The Josehedron: A space-filling plesiohedron based on the Fischer-Koch S Triply Periodic Minimal Surface

TL;DR

This paper introduces the Josehedron, a new space-filling polyhedron derived from the Fischer-Koch S TPMS, with unique geometric properties and a general method for discovering similar structures.

Contribution

The paper presents the Josehedron, a novel space-filling polyhedron based on a specific TPMS, and introduces a general method for finding new SFPHs from various functions.

Findings

Josehedron tiles space with 12 orientations

Connection to pentagonal Cairo tiling in projections

Discovered 7 new SFPHs using the proposed method

Abstract

This paper presents a novel space-filling polyhedron (SFPH), here named the Josehedron, derived from the extremal points of the Fischer-Koch S triply periodic minimal surface (TPMS).
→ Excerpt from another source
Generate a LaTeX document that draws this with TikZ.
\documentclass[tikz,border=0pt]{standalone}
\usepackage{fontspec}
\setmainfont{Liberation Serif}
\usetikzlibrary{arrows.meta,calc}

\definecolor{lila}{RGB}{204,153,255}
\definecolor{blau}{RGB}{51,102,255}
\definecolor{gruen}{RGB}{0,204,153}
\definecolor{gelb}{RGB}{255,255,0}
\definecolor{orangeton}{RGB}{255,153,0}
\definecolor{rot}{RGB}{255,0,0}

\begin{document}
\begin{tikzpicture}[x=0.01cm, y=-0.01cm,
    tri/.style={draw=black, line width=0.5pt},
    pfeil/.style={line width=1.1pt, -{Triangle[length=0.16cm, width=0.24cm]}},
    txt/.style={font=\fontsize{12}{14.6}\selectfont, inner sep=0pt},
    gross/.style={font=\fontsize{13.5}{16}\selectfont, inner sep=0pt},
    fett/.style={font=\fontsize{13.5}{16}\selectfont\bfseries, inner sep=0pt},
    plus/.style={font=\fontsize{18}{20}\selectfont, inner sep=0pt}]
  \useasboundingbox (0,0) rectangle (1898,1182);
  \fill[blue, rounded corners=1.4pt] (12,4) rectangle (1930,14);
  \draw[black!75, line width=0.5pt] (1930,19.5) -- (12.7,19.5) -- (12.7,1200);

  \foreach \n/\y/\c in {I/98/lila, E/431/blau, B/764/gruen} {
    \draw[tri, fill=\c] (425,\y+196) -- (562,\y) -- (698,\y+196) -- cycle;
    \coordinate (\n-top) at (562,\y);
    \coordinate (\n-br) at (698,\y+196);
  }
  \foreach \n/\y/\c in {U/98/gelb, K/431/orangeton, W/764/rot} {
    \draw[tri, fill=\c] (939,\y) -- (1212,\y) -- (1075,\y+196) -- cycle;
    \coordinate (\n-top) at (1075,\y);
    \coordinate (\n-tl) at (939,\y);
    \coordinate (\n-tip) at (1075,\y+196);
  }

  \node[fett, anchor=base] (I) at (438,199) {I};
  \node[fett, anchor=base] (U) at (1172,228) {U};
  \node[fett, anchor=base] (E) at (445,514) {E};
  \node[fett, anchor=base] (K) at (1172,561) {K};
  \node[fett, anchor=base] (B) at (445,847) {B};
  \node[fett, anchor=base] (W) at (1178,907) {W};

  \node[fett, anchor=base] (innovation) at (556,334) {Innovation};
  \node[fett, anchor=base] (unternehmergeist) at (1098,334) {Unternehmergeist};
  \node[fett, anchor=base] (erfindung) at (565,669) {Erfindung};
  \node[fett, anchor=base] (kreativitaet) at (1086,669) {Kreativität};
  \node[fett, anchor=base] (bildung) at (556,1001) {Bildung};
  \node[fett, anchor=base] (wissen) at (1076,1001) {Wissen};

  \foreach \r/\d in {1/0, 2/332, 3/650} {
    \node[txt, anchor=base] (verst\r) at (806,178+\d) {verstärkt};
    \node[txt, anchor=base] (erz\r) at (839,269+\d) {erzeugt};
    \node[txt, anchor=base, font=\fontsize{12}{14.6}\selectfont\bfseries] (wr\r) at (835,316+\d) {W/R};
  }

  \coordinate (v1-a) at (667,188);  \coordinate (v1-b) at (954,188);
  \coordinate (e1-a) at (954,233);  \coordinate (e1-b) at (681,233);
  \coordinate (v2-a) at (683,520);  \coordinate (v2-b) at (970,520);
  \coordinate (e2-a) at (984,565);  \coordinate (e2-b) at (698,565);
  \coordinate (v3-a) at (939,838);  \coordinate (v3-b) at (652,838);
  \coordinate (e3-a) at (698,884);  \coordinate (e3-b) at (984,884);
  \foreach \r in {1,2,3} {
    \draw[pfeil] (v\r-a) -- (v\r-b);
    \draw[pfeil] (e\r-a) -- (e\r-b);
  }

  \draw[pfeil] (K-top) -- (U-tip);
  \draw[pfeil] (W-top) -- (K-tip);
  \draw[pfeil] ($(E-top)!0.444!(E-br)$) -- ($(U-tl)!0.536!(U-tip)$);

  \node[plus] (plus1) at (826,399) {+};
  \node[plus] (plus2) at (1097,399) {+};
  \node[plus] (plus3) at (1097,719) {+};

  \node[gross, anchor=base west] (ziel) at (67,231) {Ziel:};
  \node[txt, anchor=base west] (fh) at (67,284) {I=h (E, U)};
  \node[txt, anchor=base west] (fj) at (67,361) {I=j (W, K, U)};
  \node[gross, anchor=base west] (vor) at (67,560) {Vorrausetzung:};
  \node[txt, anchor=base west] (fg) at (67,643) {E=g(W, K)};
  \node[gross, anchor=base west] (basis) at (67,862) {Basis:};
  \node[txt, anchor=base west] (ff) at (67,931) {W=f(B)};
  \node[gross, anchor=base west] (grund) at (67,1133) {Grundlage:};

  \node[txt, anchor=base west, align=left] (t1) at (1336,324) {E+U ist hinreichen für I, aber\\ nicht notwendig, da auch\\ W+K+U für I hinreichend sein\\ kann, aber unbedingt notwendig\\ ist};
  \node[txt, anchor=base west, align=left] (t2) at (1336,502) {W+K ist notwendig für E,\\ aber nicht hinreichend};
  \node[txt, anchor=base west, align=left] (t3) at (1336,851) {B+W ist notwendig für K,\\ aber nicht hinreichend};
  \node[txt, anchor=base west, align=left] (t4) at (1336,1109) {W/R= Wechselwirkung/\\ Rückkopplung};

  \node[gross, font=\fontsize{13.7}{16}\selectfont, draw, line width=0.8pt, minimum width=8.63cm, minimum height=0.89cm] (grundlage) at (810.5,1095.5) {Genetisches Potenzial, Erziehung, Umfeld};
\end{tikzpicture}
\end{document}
The Josehedron is a plesiohedron with 12 faces (4 isosceles triangles and 8 mirror-symmetric quadrilaterals), 12 vertices, and 22 edges. It tiles three-dimensional space with 12 instances per cubic unit cell in 6 distinct orientations. The generating point set exhibits a remarkable connection to the pentagonal Cairo tiling when projected onto any coordinate plane. Several additional geometric properties are described, including integer vertex coordinates, interwoven labyrinths, and chiral symmetry between the polyhedra obtained from the combined minima and maxima of the function. Finally, the paper presents a general method for finding novel SFPHs based on any periodic function, TPMS, or other functions. The described method is applied to a selection of TPMS, and 7 additional, previously undocumented SFPH are shown in the Appendix.